Why the Lending Opportunity Is Bigger Than It Looks

The US small-dollar lending market — personal loans under $5,000, payday advances, overdraft facilities — generates over $100 billion in annual volume. Most of it is captured by predatory lenders charging 300-400% APR. Cash App's lending products charge 40-60% APR — still high by mainstream standards, but a fraction of the alternatives available to this demographic.

Block's cost of acquiring a lending customer is effectively zero. The users are already on Cash App. The underwriting data already exists. The disbursement is instant through the Cash App account. Compare that to a traditional lender, which spends $200-400 to acquire each lending customer and then waits days to verify income.

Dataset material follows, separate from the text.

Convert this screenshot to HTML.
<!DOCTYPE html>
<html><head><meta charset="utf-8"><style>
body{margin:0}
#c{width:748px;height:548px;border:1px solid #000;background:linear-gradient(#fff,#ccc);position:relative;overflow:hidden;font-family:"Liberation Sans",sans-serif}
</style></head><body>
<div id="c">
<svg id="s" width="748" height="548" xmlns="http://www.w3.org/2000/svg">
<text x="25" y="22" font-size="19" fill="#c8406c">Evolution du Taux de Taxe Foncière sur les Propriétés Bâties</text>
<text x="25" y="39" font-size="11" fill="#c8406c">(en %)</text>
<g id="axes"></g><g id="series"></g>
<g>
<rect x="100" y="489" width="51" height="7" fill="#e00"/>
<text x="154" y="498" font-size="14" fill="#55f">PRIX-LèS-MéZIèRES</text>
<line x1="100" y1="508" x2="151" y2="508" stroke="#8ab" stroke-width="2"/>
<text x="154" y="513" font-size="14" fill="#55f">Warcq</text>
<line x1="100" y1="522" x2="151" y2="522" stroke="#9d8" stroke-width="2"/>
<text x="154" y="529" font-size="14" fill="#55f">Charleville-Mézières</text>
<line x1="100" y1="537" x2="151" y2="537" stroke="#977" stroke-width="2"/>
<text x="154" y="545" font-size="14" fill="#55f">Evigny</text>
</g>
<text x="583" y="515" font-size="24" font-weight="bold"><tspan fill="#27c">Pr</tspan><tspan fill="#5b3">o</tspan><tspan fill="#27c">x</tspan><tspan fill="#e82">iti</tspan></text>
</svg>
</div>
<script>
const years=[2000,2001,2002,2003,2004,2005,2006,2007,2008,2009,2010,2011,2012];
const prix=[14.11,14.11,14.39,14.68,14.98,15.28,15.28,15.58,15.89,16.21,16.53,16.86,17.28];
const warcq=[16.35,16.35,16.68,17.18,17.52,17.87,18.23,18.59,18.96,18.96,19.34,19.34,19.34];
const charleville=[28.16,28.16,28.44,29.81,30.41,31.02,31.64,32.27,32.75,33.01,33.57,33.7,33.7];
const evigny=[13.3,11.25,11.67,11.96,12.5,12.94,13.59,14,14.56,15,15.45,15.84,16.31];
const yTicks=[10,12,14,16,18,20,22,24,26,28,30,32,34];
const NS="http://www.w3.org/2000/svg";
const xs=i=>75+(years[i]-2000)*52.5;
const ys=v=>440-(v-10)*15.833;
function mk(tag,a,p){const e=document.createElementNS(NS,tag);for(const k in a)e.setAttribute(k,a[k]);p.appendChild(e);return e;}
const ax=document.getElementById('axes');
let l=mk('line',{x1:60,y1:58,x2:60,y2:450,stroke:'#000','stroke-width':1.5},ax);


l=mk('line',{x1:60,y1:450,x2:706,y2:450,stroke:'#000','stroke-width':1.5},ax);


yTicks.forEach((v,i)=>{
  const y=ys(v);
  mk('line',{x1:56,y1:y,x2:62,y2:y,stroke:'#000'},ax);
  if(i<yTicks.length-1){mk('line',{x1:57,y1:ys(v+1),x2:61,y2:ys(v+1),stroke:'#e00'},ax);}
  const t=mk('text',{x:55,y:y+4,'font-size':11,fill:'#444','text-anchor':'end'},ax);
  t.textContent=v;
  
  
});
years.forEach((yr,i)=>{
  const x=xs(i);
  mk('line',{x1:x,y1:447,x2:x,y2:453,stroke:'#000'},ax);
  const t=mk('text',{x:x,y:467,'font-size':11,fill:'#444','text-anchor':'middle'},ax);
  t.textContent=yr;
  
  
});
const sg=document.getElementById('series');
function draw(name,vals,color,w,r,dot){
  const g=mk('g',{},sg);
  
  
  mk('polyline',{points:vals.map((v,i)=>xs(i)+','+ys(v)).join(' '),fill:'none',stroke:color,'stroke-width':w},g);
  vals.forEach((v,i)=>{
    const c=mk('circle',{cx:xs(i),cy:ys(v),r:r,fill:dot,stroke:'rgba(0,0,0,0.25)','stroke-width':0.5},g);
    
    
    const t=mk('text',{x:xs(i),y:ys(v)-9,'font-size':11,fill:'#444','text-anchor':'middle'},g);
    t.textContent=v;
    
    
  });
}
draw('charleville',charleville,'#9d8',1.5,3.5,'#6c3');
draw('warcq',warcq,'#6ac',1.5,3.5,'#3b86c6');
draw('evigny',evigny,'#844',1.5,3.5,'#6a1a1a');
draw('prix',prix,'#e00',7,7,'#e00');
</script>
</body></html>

At $1 billion in annualised originations, Block's lending business is still tiny relative to the opportunity. We model $5-8 billion in originations by 2028, generating $1.5-2.5 billion in net interest income. At that scale, lending alone would justify 25-30% of Block's current market cap.

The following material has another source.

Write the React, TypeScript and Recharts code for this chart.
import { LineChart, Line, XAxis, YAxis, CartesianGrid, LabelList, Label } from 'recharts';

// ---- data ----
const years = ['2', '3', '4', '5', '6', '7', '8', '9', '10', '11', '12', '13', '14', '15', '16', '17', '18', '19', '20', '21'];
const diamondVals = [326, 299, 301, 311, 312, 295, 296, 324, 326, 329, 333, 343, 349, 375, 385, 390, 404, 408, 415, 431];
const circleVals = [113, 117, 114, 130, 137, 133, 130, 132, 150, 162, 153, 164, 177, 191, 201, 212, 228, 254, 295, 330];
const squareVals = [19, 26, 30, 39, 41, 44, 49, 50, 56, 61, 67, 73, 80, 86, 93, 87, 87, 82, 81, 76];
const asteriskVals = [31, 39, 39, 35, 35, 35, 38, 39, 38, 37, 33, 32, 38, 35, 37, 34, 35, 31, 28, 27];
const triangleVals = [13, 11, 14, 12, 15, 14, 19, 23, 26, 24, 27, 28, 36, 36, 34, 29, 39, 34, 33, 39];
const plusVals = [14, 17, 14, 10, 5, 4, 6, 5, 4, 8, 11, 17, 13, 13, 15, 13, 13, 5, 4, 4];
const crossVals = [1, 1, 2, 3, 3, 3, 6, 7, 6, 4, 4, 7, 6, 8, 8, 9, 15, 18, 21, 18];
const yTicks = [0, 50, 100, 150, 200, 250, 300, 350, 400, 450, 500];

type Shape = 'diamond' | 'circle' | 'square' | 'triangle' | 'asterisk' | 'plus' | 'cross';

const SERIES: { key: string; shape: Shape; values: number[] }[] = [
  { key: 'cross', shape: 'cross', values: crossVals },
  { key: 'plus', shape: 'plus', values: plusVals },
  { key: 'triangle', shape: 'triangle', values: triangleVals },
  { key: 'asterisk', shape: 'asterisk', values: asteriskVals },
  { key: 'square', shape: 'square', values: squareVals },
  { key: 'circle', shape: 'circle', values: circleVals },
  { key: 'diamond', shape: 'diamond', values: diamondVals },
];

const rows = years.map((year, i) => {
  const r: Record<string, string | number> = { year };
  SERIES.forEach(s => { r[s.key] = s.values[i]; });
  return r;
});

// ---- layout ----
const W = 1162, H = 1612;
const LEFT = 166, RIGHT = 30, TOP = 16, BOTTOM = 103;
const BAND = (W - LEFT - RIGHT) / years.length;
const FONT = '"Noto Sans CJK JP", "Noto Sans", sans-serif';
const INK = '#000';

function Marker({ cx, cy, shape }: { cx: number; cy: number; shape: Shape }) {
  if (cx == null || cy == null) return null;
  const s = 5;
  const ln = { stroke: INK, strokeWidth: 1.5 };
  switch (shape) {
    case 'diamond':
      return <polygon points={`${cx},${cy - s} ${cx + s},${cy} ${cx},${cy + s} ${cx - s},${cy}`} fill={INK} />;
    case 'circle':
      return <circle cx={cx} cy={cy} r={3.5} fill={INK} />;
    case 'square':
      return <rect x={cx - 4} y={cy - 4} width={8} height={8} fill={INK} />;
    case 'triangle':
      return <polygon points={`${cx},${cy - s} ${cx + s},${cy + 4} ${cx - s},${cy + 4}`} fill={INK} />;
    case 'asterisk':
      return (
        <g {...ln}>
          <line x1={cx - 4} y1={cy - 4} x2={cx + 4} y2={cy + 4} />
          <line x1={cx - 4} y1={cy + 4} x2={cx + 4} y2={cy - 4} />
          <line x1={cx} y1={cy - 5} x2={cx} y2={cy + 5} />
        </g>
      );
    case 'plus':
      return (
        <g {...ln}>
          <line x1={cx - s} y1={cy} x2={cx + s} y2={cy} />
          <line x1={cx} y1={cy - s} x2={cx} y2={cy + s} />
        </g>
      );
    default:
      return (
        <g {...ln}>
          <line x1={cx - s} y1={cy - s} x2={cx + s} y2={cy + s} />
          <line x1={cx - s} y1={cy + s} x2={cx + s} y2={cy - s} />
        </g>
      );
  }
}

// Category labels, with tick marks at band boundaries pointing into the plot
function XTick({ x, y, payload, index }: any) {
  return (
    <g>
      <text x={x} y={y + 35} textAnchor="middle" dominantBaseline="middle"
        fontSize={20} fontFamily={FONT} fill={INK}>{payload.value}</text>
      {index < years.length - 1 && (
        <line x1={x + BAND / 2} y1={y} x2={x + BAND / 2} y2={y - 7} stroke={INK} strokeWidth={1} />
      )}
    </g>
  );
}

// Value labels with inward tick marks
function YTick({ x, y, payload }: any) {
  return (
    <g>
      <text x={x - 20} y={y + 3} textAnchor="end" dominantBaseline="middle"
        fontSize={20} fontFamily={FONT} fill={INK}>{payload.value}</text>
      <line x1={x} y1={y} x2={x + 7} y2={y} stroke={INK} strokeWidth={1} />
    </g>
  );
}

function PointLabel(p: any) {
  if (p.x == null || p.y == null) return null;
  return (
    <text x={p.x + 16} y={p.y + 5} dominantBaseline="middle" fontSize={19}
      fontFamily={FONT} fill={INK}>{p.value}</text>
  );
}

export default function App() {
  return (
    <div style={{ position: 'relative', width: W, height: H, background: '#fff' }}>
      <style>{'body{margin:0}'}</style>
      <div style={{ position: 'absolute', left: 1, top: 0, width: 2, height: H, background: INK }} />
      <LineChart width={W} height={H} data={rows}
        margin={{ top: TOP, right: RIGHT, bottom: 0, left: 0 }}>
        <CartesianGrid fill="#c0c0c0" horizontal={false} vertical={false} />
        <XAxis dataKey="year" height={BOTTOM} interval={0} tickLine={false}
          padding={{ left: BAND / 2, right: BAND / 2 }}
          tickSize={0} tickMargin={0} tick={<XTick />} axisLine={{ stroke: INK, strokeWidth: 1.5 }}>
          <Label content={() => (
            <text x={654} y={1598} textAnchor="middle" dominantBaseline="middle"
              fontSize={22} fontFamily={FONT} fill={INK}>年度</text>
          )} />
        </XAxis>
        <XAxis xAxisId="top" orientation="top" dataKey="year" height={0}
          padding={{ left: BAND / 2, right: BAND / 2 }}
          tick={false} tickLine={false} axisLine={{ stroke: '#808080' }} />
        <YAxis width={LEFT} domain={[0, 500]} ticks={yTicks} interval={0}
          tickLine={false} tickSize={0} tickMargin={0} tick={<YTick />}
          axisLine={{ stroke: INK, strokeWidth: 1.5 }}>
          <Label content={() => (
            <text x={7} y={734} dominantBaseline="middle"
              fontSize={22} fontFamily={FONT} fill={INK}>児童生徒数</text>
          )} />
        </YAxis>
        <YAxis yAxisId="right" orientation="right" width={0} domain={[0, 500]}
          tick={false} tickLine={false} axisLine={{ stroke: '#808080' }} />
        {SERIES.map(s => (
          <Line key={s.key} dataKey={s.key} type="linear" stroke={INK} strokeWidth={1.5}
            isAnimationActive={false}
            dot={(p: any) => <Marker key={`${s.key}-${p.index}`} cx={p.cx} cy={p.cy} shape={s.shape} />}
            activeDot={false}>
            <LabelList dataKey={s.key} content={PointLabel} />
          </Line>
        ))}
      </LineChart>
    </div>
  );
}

The pattern here reminds us of PayPal's Working Capital product, which grew from zero to $2 billion in annual originations within three years before decelerating. Block has a larger user base, better data, and a more captive audience. The ramp should be steeper.

Block Operating Margin (%)

The Square Seller Business Stabilises the Floor

While Cash App gets the growth narrative, the Square seller ecosystem provides $4-5 billion in annual gross profit from merchant payment processing. This is a mature, competitive business growing at mid-single digits — but it generates the cash flow that funds Cash App's expansion.

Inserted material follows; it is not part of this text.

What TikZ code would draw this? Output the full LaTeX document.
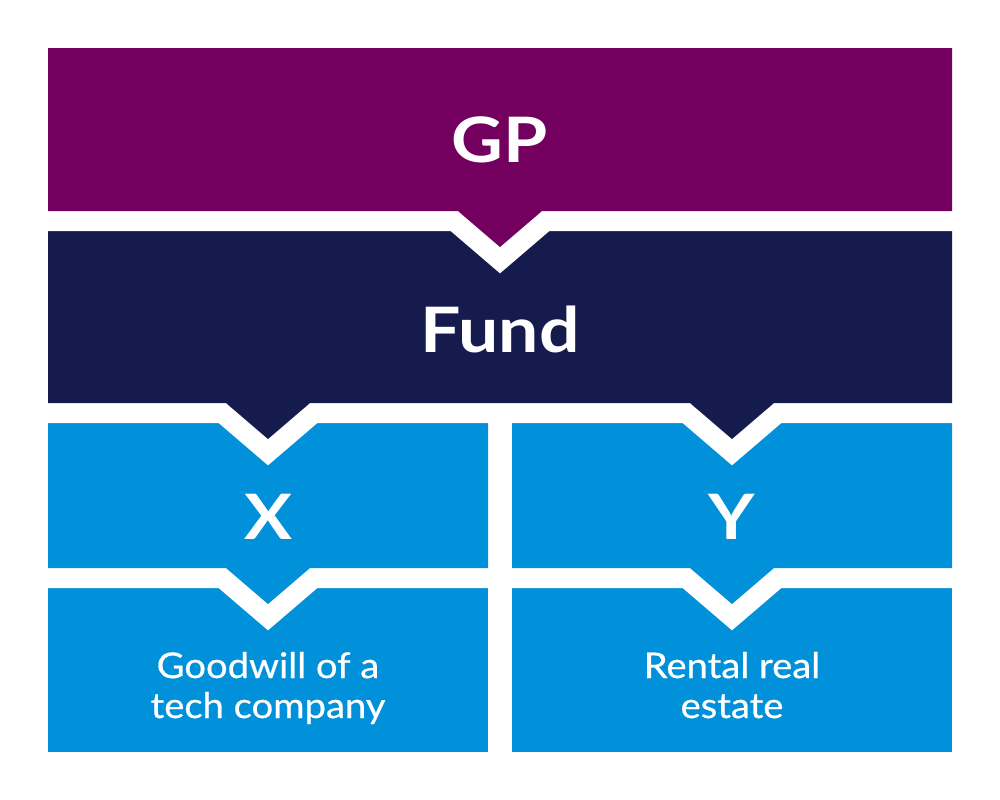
\documentclass[tikz,border=0pt]{standalone}
\usepackage{fontspec}
\setmainfont{Lato}
\newfontfamily\bigfont[FakeStretch=1.14]{Lato Bold}
\newfontfamily\smallfont[FakeStretch=1.08,FakeBold=0.6]{Lato}
\begin{document}
\begin{tikzpicture}[x=0.75pt,y=-0.75pt,
  gap/.style={draw=white,line width=30pt,line join=miter,miter limit=20},
  big/.style={text=white,font=\bigfont\fontsize{47}{47}\selectfont,inner sep=0pt,anchor=base},
  small/.style={text=white,font=\smallfont\fontsize{26.5}{26.5}\selectfont,inner sep=0pt,anchor=base}]
\definecolor{gpc}{HTML}{73005E}
\definecolor{fundc}{HTML}{151B4D}
\definecolor{entc}{HTML}{0091DA}
\useasboundingbox (0,0) rectangle (1000,800);
\fill[white] (0,0) rectangle (1000,800);
% bottom boxes
\fill[entc] (48,580) rectangle (488,752);
\fill[entc] (512,580) rectangle (952,752);
% X and Y boxes
\foreach \l/\c/\r in {48/268/488,512/732/952}{
  \path[gap] (\l,410) -- (\r,410) -- (\r,568) -- (\c+42,568) -- (\c,604) -- (\c-42,568) -- (\l,568) -- cycle;
  \fill[entc] (\l,410) -- (\r,410) -- (\r,568) -- (\c+42,568) -- (\c,604) -- (\c-42,568) -- (\l,568) -- cycle;
}
% Fund
\path[gap] (48,225) -- (952,225) -- (952,403) -- (774,403) -- (732,439) -- (690,403)
  -- (310,403) -- (268,439) -- (226,403) -- (48,403) -- cycle;
\fill[fundc] (48,225) -- (952,225) -- (952,403) -- (774,403) -- (732,439) -- (690,403)
  -- (310,403) -- (268,439) -- (226,403) -- (48,403) -- cycle;
% GP
\path[gap] (48,48) -- (952,48) -- (952,211) -- (542,211) -- (500,247) -- (458,211) -- (48,211) -- cycle;
\fill[gpc] (48,48) -- (952,48) -- (952,211) -- (542,211) -- (500,247) -- (458,211) -- (48,211) -- cycle;
% labels
\node[big] (gp) at (500,162) {GP};
\node[big] (fund) at (500,352) {Fund};
\node[big] (x) at (268,539) {X};
\node[big] (y) at (732,539) {Y};
\node[small] (gw1) at (268,678) {Goodwill of a};
\node[small] (gw2) at (268,718) {tech company};
\node[small] (re1) at (732,678) {Rental real};
\node[small] (re2) at (732,718) {estate};
\end{tikzpicture}
\end{document}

Square's competitive position against Stripe, Adyen, and Toast has stabilised after years of share loss. The focus on mid-market merchants — restaurants, retail, services — where integrated software plus payments creates switching costs has proven durable. It's not a growth business, but it's a cash cow that the market undervalues by focusing exclusively on Cash App.

Cash App Monthly Active Users (Millions)

The Signal: Accumulate Below $70

Block at $65 is priced like a mature payments company with no growth optionality. The lending business alone, if it scales to even half its potential, could add $15-20 billion to the market cap. Combined with the Square cash cow and Cash App's expanding financial services suite, fair value sits at $90-110.

The risk is execution. Jack Dorsey's management has been uneven — the Afterpay acquisition destroyed value, the Tidal music purchase was baffling, and headcount bloated before the 2023 layoffs. But the cost discipline over the past two years has been genuine, and the lending product rollout has been methodical rather than reckless.

We'd accumulate below $70 with a two-year view. The catalyst is the lending business crossing $2 billion in originations, which we expect in late 2027. At that point, the market will be forced to re-value Cash App as a lending platform rather than a payments feature. That re-rating could be worth 40-60% upside from current levels.